China advances on hydroelectric project

? After a decade of construction and the forced relocation of a half-million people, China closed the sluice gate Sunday at the Three Gorges Dam, a major step toward creating the huge reservoir on the Yangtze River that will power the world’s largest hydroelectric project.

The dam will begin generating electricity for Shanghai and other energy-hungry cities by August, state officials said. But the project is still at least five years from completion, with 600,000 more people due to be moved.

Water flows through diversion holes at the bottom of the Three Gorges Dam. China's Three Gorges Project officially began to store water as the sluice gate of the dam started to be closed as scheduled. China began filling the reservoir behind its gargantuan Three Gorges Dam on Sunday in a major step toward completion of the world-largest hydroelectric project.
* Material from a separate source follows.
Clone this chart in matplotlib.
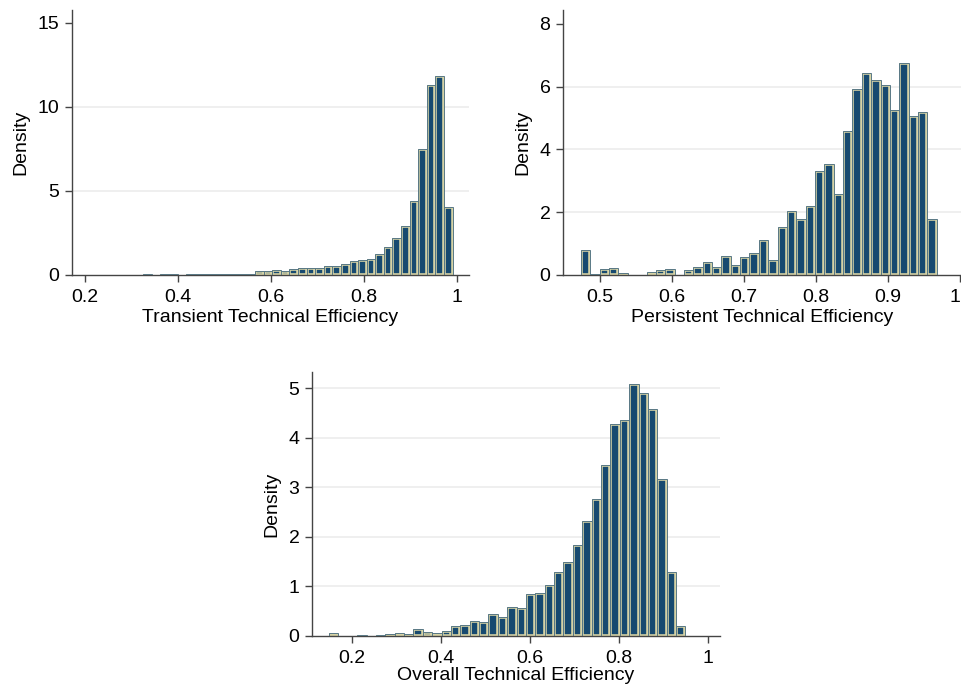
import numpy as np
import matplotlib
matplotlib.use("Agg")
import matplotlib.pyplot as plt

plt.rcParams['font.family'] = ['Liberation Sans', 'DejaVu Sans']

# ---- data (density per bin, 38 bins each) ----
transient_range = (0.2890, 0.9913)
transient_density = [0.02, 0.01, 0.03, 0.02, 0.05, 0.03, 0.02, 0.03, 0.04, 0.03,
                     0.04, 0.05, 0.05, 0.08, 0.08, 0.24, 0.24, 0.30, 0.22, 0.36,
                     0.42, 0.42, 0.42, 0.54, 0.52, 0.65, 0.83, 0.89, 0.95, 1.25,
                     1.67, 2.20, 2.92, 4.40, 7.50, 11.30, 11.85, 4.05]

persistent_range = (0.4736, 0.9676)
persistent_density = [0.81, 0.02, 0.18, 0.21, 0.05, 0.01, 0.01, 0.08, 0.15, 0.18,
                      0.00, 0.15, 0.27, 0.40, 0.27, 0.59, 0.31, 0.56, 0.69, 1.10,
                      0.47, 1.54, 2.05, 1.77, 2.19, 3.32, 3.54, 2.59, 4.59, 5.93,
                      6.43, 6.21, 6.05, 5.26, 6.75, 5.07, 5.20, 1.80]

overall_range = (0.1492, 0.9484)
overall_density = [0.07, 0.00, 0.00, 0.02, 0.01, 0.02, 0.05, 0.07, 0.05, 0.135,
                   0.09, 0.07, 0.11, 0.20, 0.22, 0.31, 0.28, 0.45, 0.39, 0.59,
                   0.57, 0.84, 0.86, 1.02, 1.29, 1.49, 1.83, 2.32, 2.76, 3.46,
                   4.29, 4.36, 5.08, 4.91, 4.58, 3.17, 1.29, 0.20]

x_labels = ["Transient Technical Efficiency", "Persistent Technical Efficiency",
            "Overall Technical Efficiency"]
y_label = "Density"

FILL = "#174a70"
KHAKI = "#d6d3a6"
OUTLINE = "#587885"
AXCOL = "#444444"
GRID = "#ececec"

fig = plt.figure(figsize=(9.62, 6.88), dpi=100)

specs = [
    ([72/962, 1-275/688, 397/962, 265/688], transient_density, transient_range,
     (0.1727, 1.0265), [0.2, 0.4, 0.6, 0.8, 1.0], ["0.2", "0.4", "0.6", "0.8", "1"],
     (0, 15.77), [0, 5, 10, 15], [5, 10], x_labels[0]),
    ([563/962, 1-275/688, 398/962, 265/688], persistent_density, persistent_range,
     (0.4486, 1.0014), [0.5, 0.6, 0.7, 0.8, 0.9, 1.0], ["0.5", "0.6", "0.7", "0.8", "0.9", "1"],
     (0, 8.446), [0, 2, 4, 6, 8], [2, 4, 6], x_labels[1]),
    ([312/962, 1-636/688, 408/962, 264/688], overall_density, overall_range,
     (0.111, 1.026), [0.2, 0.4, 0.6, 0.8, 1.0], ["0.2", "0.4", "0.6", "0.8", "1"],
     (0, 5.33), [0, 1, 2, 3, 4, 5], [1, 2, 3, 4, 5], x_labels[2]),
]

for k, (rect, dens, rng, xlim, xt, xtl, ylim, yt, grid, xlab) in enumerate(specs):
    ax = fig.add_axes(rect)
    edges = np.linspace(rng[0], rng[1], len(dens) + 1)
    width = edges[1] - edges[0]
    for g in grid:
        ax.axhline(g, color=GRID, lw=1.2, zorder=0)
    bars = ax.bar(edges[:-1], dens, width=width, align='edge', color=FILL,
                  edgecolor=KHAKI, linewidth=2.6, zorder=2)
    for b in bars:
        b.set_clip_path(b)
    ax.bar(edges[:-1], dens, width=width, align='edge', color='none',
           edgecolor=OUTLINE, linewidth=0.7, zorder=3)
    ax.set_xlim(*xlim)
    ax.set_ylim(*ylim)
    ax.set_xticks(xt)
    ax.set_xticklabels(xtl)
    ax.set_yticks(yt)
    ax.set_yticklabels([str(v) for v in yt])
    for s in ['top', 'right']:
        ax.spines[s].set_visible(False)
    for s in ['left', 'bottom']:
        ax.spines[s].set_color(AXCOL)
        ax.spines[s].set_linewidth(1.0)
    ax.tick_params(axis='both', direction='out', length=5, width=1.0,
                   color=AXCOL, labelsize=14, pad=4)
    ax.tick_params(axis='x', pad=5)
    ax.set_xlabel(xlab, fontsize=14, labelpad=2 if k < 2 else 0)
    ax.set_ylabel(y_label, fontsize=14, labelpad=6)
    ax.set_facecolor('white')
    if k == 1:
        ax.get_xticklabels()[-1].set_horizontalalignment('right')

fig.savefig("out.png", dpi=100, facecolor='white')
The official launch of the reservoir was a subdued affair here at the dam site, with a ceremony put off by the outbreak of severe acute respiratory syndrome and the water slowly starting to fill an upriver basin 350 miles long.

Still, the milestone was roundly lauded by the state media, which sometimes describe the $25 billion project as China’s grandest engineering feat since the Great Wall. But it was widely lamented by critics in and out of China, who said the project would unleash widespread ecological and archaeological harm and forever alter some of the most magnificent scenery on the world’s third-longest river.
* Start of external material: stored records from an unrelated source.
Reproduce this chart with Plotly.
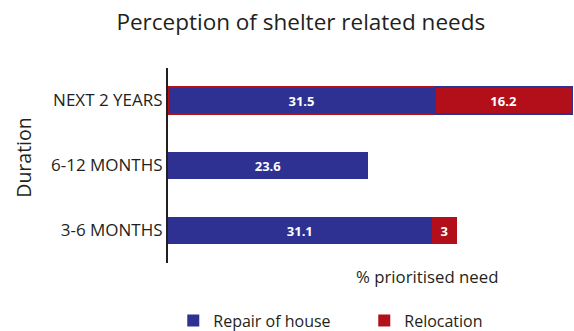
import plotly.graph_objects as go

# Durations, bottom to top as drawn
durations = ["3-6 MONTHS", "6-12 MONTHS", "NEXT 2 YEARS"]
repair_of_house = [31.1, 23.6, 31.5]
relocation = [3, None, 16.2]

BLUE = "#2e3192"
RED = "#b30f1a"
INK = "#231f20"
FONT = "Open Sans"

def labels(vals):
    return ["" if v is None else f"{v:g}" for v in vals]

bar_text = dict(color="white", size=13, family=FONT, weight="bold")

fig = go.Figure()
fig.add_trace(go.Bar(
    name="Repair of house",
    y=durations, x=repair_of_house, orientation="h",
    marker=dict(color=BLUE,
                line=dict(color=[BLUE, BLUE, RED], width=[0, 0, 1.5])),
    text=labels(repair_of_house), textposition="inside",
    insidetextanchor="middle", textfont=bar_text,
    width=0.42,
))
fig.add_trace(go.Bar(
    name="Relocation",
    y=durations, x=relocation, orientation="h",
    marker=dict(color=RED,
                line=dict(color=[RED, RED, BLUE], width=[0, 0, 1.5])),
    text=labels(relocation), textposition="inside",
    insidetextanchor="middle", textfont=bar_text,
    width=0.42,
))

fig.update_layout(
    width=574, height=331,
    barmode="stack",
    plot_bgcolor="white", paper_bgcolor="white",
    margin=dict(l=168, r=0, t=68, b=68, autoexpand=False),
    font=dict(family=FONT, color=INK),
    title=dict(text="Perception of shelter related needs",
               x=0.524, xanchor="center", y=0.934, yanchor="middle",
               font=dict(size=22.5, color=INK)),
    xaxis=dict(range=[0, 47.9], showticklabels=False, showgrid=False,
               zeroline=False, showline=False, fixedrange=True),
    yaxis=dict(range=[-0.5, 2.5], showgrid=False, zeroline=False,
               showline=True, linecolor=INK, linewidth=2,
               ticks="", ticklabelstandoff=0, automargin=False,
               tickfont=dict(size=17, color=INK)),
    showlegend=True,
    legend=dict(orientation="h", x=0.013, xanchor="left", y=-0.295,
                yanchor="middle", font=dict(size=16, color=INK),
                traceorder="normal", itemwidth=30,
                entrywidth=146, entrywidthmode="pixels"),
    uniformtext=dict(minsize=8, mode="show"),
)

fig.add_annotation(text="Duration", textangle=-90, xref="paper", yref="paper",
                   x=-0.358, y=0.538, xanchor="center", yanchor="middle",
                   showarrow=False, font=dict(size=19.5, color=INK))
fig.add_annotation(text="% prioritised need", xref="paper", yref="paper",
                   x=0.638, y=-0.067, xanchor="center", yanchor="middle",
                   showarrow=False, font=dict(size=16.8, color=INK))

fig.write_html("out.html")
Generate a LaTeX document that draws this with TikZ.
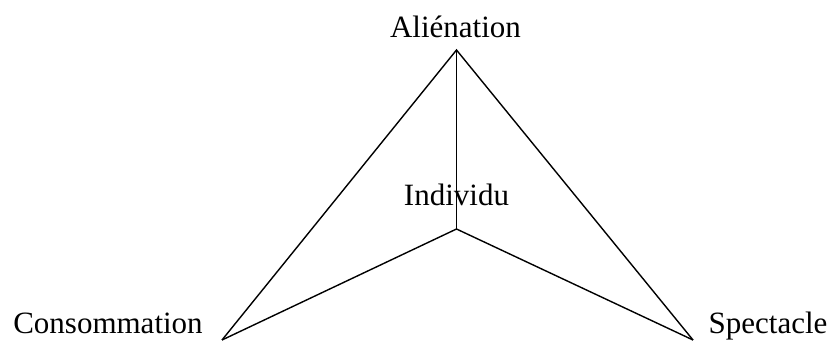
\documentclass[tikz,border=0pt]{standalone}
\usepackage{fontspec}
\setmainfont{Liberation Serif}
\begin{document}
\begin{tikzpicture}[x=1pt,y=1pt,
  lbl/.style={anchor=base,inner sep=0pt,font=\fontsize{31}{37}\selectfont},
  edge/.style={line width=1.4pt,line join=miter}]
\useasboundingbox (0,0) rectangle (829,340);
\coordinate (A) at (456.5,290);
\coordinate (C) at (456.5,111);
\coordinate (L) at (222,0);
\coordinate (R) at (693,0);
\node[lbl] (alien) at (455.5,302) {Aliénation};
\node[lbl] (indiv) at (456.5,134) {Individu};
\node[lbl] (conso) at (108,7) {Consommation};
\node[lbl] (spect) at (768,7) {Spectacle};
\draw[edge] (L) -- (A) -- (R);
\draw[edge] (A) -- (C);
\draw[edge] (L) -- (C) -- (R);
\end{tikzpicture}
\end{document}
Some of those conflicting sentiments were on display Saturday night in the relocated village of Maoping, where tens of thousands of residents who used to live along the river gazed down upon it and the gigantic dam from high-rise buildings set up in the hills. Many considered themselves lucky to at least be nearby: Some peasants have been moved by the government to factory jobs in faraway cities or to construction projects in the remote Xinjiang region of China’s northwest.

“It makes me very proud for China,” said Lu Yenshang, 34, an agricultural official who was gazing at the project with his 9-year-old son, Yingqi, as the surrounding mountains turned purple in the hazy sunset and floodlights came up on the dam. “When you build the biggest dam on Earth, people know you have a great nation.”